Saturday, March 31, 2012

Purple crocuses

From my front garden. This is slowly but surely becoming a botanical blog.



Saturday, March 24, 2012

It's spring!

First crocus of the spring
Something got into me last fall and I bought around 200 spring bulbs. This was unusual for me because I have a love/hate relationship with landscaping. I want things to look nice but I dislike the entire concept of a lawn. I see a flat, perfectly cut grassy monoculture to be gigantic waste of time, money and energy and my lawn shows it. It's patchy, generally scruffy looking, and full of weeds and moss but it's also full of life. Insects and spiders of all sorts and a large number of monarch butterflies, since I mow around all the milkweed that pops up.

But back to 200 bulbs. Historically, I have not been a very outdoorsy person, especially not the dirt-under-fingernails variety. For most of my life, "outside" was the giant room with the bright light and the blue ceiling. It started looking more and more like a bad decision with all the work required to dig out sections of lawn or restoring neglected flower beds. It was certainly more work than repotting some plants and remembering to water them. It look a few weekends and some more weeknights, but I did it. I got them all in the ground before the first frost and some areas even look halfway decent. Now everything is coming up - crocuses, tulips, daffodils, giant alliums, leucojums, and hyacinths. I'm practically giddy checking what's popped up overnight or during the day. I have spring fever!

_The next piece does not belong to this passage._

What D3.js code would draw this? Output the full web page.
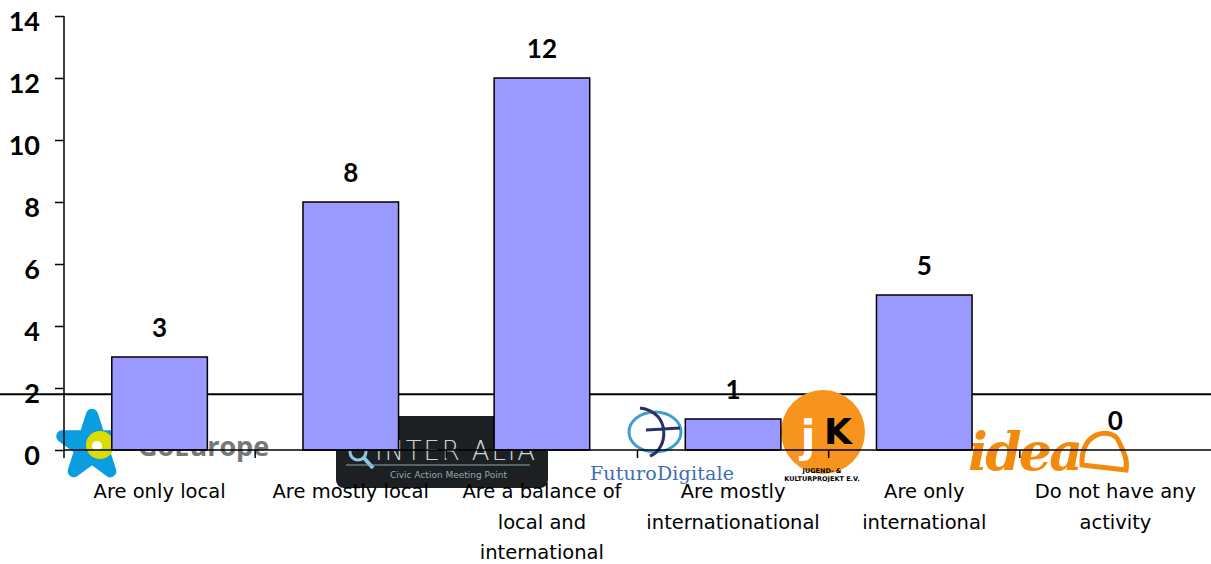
<!DOCTYPE html>
<html>
<head>
<meta charset="utf-8">
<script src="https://cdn.jsdelivr.net/npm/d3@7"></script>
<style>
  body { margin: 0; background: #fff; }
  svg { display: block; }
  .tick-label { font-family: Lato, "Open Sans", sans-serif; font-weight: bold; font-size: 27px; }
  .value-label { font-family: Lato, "Open Sans", sans-serif; font-weight: bold; font-size: 26px; }
  .cat-label { font-family: "DejaVu Sans", Verdana, sans-serif; font-size: 19.5px; }
</style>
</head>
<body>
<div id="chart"></div>
<script>
// data
var categories = [
  ["Are only local"],
  ["Are mostly local"],
  ["Are a balance of", "local and", "international"],
  ["Are mostly", "internationational"],
  ["Are only", "international"],
  ["Do not have any", "activity"]
];
var values = [3, 8, 12, 1, 5, 0];
var yTicks = [0, 2, 4, 6, 8, 10, 12, 14];

var W = 1211, H = 564;
var margin = { top: 16, right: 0, bottom: 114, left: 64 };
var height = H - margin.top - margin.bottom;

var svg = d3.select("#chart").append("svg")
    .attr("width", W)
    .attr("height", H);

var x = d3.scaleBand()
    .domain(d3.range(values.length))
    .range([margin.left, W - margin.right])
    .paddingInner(0.5)
    .paddingOuter(0.25);

var band = (W - margin.right - margin.left) / values.length;

var y = d3.scaleLinear()
    .domain([0, 14])
    .range([margin.top + height, margin.top]);

// stray horizontal rule from the original slide
svg.append("line")
    .attr("x1", 0).attr("x2", W)
    .attr("y1", y(1.8)).attr("y2", y(1.8))
    .attr("stroke", "#000").attr("stroke-width", 2);

// --- logos (rough sketches) ---
var logos = svg.append("g").attr("class", "logos");

// GoEurope
var star = d3.symbol().type(d3.symbolStar).size(1100);
logos.append("path")
    .attr("d", star())
    .attr("transform", "translate(92,446)")
    .attr("fill", "#0a9ee0")
    .attr("stroke", "#0a9ee0").attr("stroke-width", 12).attr("stroke-linejoin", "round");
logos.append("circle").attr("cx", 100).attr("cy", 445).attr("r", 14).attr("fill", "#dcdc00");
logos.append("circle").attr("cx", 97).attr("cy", 446).attr("r", 5).attr("fill", "#fff");
logos.append("text")
    .attr("x", 138).attr("y", 456)
    .attr("font-family", "Open Sans, sans-serif").attr("font-weight", "bold").attr("font-size", 27)
    .attr("fill", "#777")
    .text("GoEurope");

// Inter Alia
logos.append("rect")
    .attr("x", 336).attr("y", 416).attr("width", 212).attr("height", 72).attr("rx", 8)
    .attr("fill", "#1c2022");
logos.append("circle").attr("cx", 358).attr("cy", 452).attr("r", 8)
    .attr("fill", "none").attr("stroke", "#8cc6e0").attr("stroke-width", 3);
logos.append("line").attr("x1", 364).attr("y1", 458).attr("x2", 373).attr("y2", 468)
    .attr("stroke", "#8cc6e0").attr("stroke-width", 4);
logos.append("text")
    .attr("x", 375).attr("y", 460)
    .attr("font-family", "DejaVu Sans, sans-serif").attr("font-size", 26).attr("font-weight", 200)
    .attr("fill", "#c9d3d8").attr("textLength", 160)
    .text("INTER ALIA");
logos.append("line").attr("x1", 346).attr("x2", 530).attr("y1", 465).attr("y2", 465)
    .attr("stroke", "#8aa8b8").attr("stroke-width", 1);
logos.append("text")
    .attr("x", 390).attr("y", 478)
    .attr("font-family", "DejaVu Sans, sans-serif").attr("font-size", 9)
    .attr("fill", "#9aa6ac")
    .text("Civic Action Meeting Point");

// FuturoDigitale
logos.append("ellipse").attr("cx", 655).attr("cy", 432).attr("rx", 26).attr("ry", 20)
    .attr("fill", "none").attr("stroke", "#3aa0d0").attr("stroke-width", 3);
logos.append("path")
    .attr("d", "M640,408 C672,412 668,450 650,456 M646,430 L680,428")
    .attr("fill", "none").attr("stroke", "#2a2f6a").attr("stroke-width", 3);
logos.append("text")
    .attr("x", 590).attr("y", 480)
    .attr("font-family", "DejaVu Serif, serif").attr("font-size", 19)
    .attr("fill", "#3d6fb0").attr("textLength", 144)
    .text("FuturoDigitale");

// Jugend- & Kulturprojekt
logos.append("circle").attr("cx", 823).attr("cy", 432).attr("r", 42).attr("fill", "#f7941d");
logos.append("text")
    .attr("x", 808).attr("y", 452).attr("text-anchor", "middle")
    .attr("font-family", "DejaVu Sans, sans-serif").attr("font-weight", "bold").attr("font-size", 44)
    .attr("fill", "#fff")
    .text("j");
logos.append("text")
    .attr("x", 838).attr("y", 444).attr("text-anchor", "middle")
    .attr("font-family", "DejaVu Sans, sans-serif").attr("font-weight", "bold").attr("font-size", 36)
    .attr("fill", "#000")
    .text("K");
logos.append("text")
    .attr("x", 822).attr("y", 473).attr("text-anchor", "middle")
    .attr("font-family", "DejaVu Sans, sans-serif").attr("font-weight", "bold").attr("font-size", 6.5)
    .text("JUGEND- &");
logos.append("text")
    .attr("x", 822).attr("y", 481).attr("text-anchor", "middle")
    .attr("font-family", "DejaVu Sans, sans-serif").attr("font-weight", "bold").attr("font-size", 6.5)
    .text("KULTURPROJEKT E.V.");

// idea
logos.append("text")
    .attr("x", 968).attr("y", 470)
    .attr("font-family", "DejaVu Serif, serif").attr("font-style", "italic").attr("font-weight", "bold").attr("font-size", 52)
    .attr("fill", "#f28a0c").attr("textLength", 115)
    .text("idea");
logos.append("path")
    .attr("d", "M1082,465 C1080,430 1112,428 1118,440 C1124,452 1128,460 1126,470 Z")
    .attr("fill", "none").attr("stroke", "#f28a0c").attr("stroke-width", 5);

// --- bars ---
svg.selectAll("rect.bar")
    .data(values)
    .enter()
    .append("rect")
    .attr("class", "bar")
    .attr("x", function(d, i) { return x(i); })
    .attr("y", function(d) { return y(d); })
    .attr("width", x.bandwidth())
    .attr("height", function(d) { return y(0) - y(d); })
    .attr("fill", "#9999ff")
    .attr("stroke", "#000")
    .attr("stroke-width", 1.5);

// value labels
svg.selectAll("text.value-label")
    .data(values)
    .enter()
    .append("text")
    .attr("class", "value-label")
    .attr("x", function(d, i) { return x(i) + x.bandwidth() / 2; })
    .attr("y", function(d) { return y(d) - 20; })
    .attr("text-anchor", "middle")
    .text(function(d) { return d; });

// y axis
var yAxis = d3.axisLeft(y).tickValues(yTicks).tickSize(9).tickPadding(15);
var gy = svg.append("g")
    .attr("transform", "translate(" + margin.left + ",0)")
    .call(yAxis);
gy.select(".domain").remove();
gy.selectAll(".tick line").attr("stroke", "#000").attr("stroke-width", 1.5);
gy.selectAll(".tick text").attr("class", "tick-label").attr("dy", "0.55em");
svg.append("line")
    .attr("x1", margin.left).attr("x2", margin.left)
    .attr("y1", margin.top).attr("y2", y(0) + 8)
    .attr("stroke", "#000").attr("stroke-width", 1.5);

// x axis baseline and boundary ticks
svg.append("line")
    .attr("x1", margin.left).attr("x2", W)
    .attr("y1", y(0)).attr("y2", y(0))
    .attr("stroke", "#000").attr("stroke-width", 1.5);
svg.selectAll("line.xtick")
    .data(d3.range(1, values.length))
    .enter()
    .append("line")
    .attr("class", "xtick")
    .attr("x1", function(i) { return margin.left + i * band; })
    .attr("x2", function(i) { return margin.left + i * band; })
    .attr("y1", y(0)).attr("y2", y(0) + 8)
    .attr("stroke", "#000").attr("stroke-width", 1.5);

// category labels
var cats = svg.selectAll("text.cat-label")
    .data(categories)
    .enter()
    .append("text")
    .attr("class", "cat-label")
    .attr("text-anchor", "middle")
    .attr("x", function(d, i) { return x(i) + x.bandwidth() / 2; })
    .attr("y", 498);
cats.selectAll("tspan")
    .data(function(d, i) { return d.map(function(t) { return { t: t, i: i }; }); })
    .enter()
    .append("tspan")
    .attr("x", function(d) { return x(d.i) + x.bandwidth() / 2; })
    .attr("dy", function(d, k) { return k === 0 ? 0 : 30.5; })
    .text(function(d) { return d.t; });
</script>
</body>
</html>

A good book on the history and ridiculousness of the lawn is The Lawn: A History of an American Obsession. It influenced my attitude towards the lawn and got me a bunch of dirty looks from certain suburban types on the commuter rail.

Monday, March 5, 2012

Aloe fhtagn

The aloe plant that I rescued from death by neglect in my son's room has taken a turn towards the Cthulhu.

I swear I just repotted it and watered it regularly, and didn't invoke an Elder God.

Thursday, March 1, 2012

Netflix to the rescue!

My household is probably a bit atypical in that we have only one television set connected to a cable or satellite source. At least, atypical compared to how I grew up and compared to other households were there's TVs in living room, family room, kitchen, garage, each bedroom, etc. We also are living like primitives without a DVR because we've never upgraded our satellite system (Directv) in the 11 years since we got it. Why would we? We've had the same TV the entire time. Yes, yes, primitive, I know, but it works.

Directv also works well for us because we have a very clear view of the southern sky (usually getting a 98 or higher on the signal meter), except on snow days like today. My kids spent the morning outside in the snow as kids should on a snow day and came in to warm up at lunch. Disaster! Half the channels they like to watch were out. Then I had a brilliant idea - Netflix on the Wii. Quick download and setup and bam, they are watching How It's Made from the Science Channel without all the skeevy commercials for Oddities that freak my kids out. And I look like some big damn hero.

Why isn't this how we watch everything, on every channel? It's 2012 for crying out loud, why is there still a notion of a broadcast schedule? Like I said, we don't have a DVR so I don't know how it is for people who have them, but I would gladly pay the same amount I'm paying for satellite & Netflix to be able to watch whatever I wanted whenever I wanted, and not get gouged in the process or be limited to only older seasons, the latest 3 episodes or whatever "windowing" nonsense the media companies design to maximize shareholder value. It's sad how much we are letting ourselves be held back by the old cultural gatekeepers so they can continue to keep their heads buried in the sand and refuse to adapt their business models to new realities.